I know that gun control will rear its ugly head again and the NRA and the anti-gun crowd will go to battle stations once again. On Twitter some idiot from the UK said, “We outlawed handguns after our school massacre and have had no more mass shootings since.” Besides sounding like a pompous prig, this fine chap also forgot to mention the several victims in Cumbria, Wales (part of the United Kingdom) shot to death in 2010 or injured by a 52 year-old taxi driver who shot innocents with a legal shotgun.

A bit of news for you mate, a shotgun is not a handgun, all right?

The lesson that could be learned is that we need to be not only more aware, but to be more active in trying to stop the violence. I know that before I trained and worked as a prison officer, I always had the attitude that if someone was trying to hurt or kill me or someone around me, I would try to stop them. Failing that? I’d at least have slowed ’em down a bit and given someone else a chance to get away.

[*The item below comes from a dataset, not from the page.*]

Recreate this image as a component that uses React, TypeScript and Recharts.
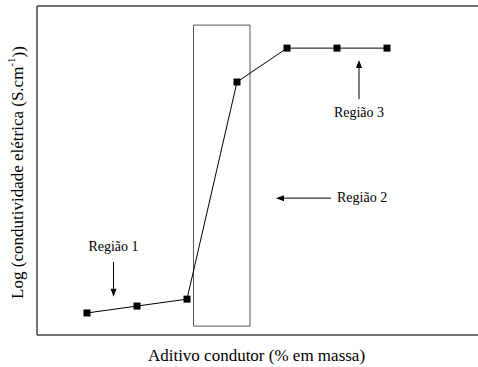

I pray that I never have a chance to find out if I really would or could react quickly enough to try. Of course I also pray that people start realizing that they themselves are the first person responsible for stopping the violence and for protecting themselves.

And like the NRA like to say, “Guns don’t kill people, people kill people.” True enough, but guns (besides being a damned good deterrent) are made to kill. But if someone wants to kill badly enough, they don’t need a gun. Hell a golf club can be used to kill someone and you’ll need to “get up close and personal” to do it.

Let’s leave the gun issue out of it, shall we? Let’s concentrate on being more aware.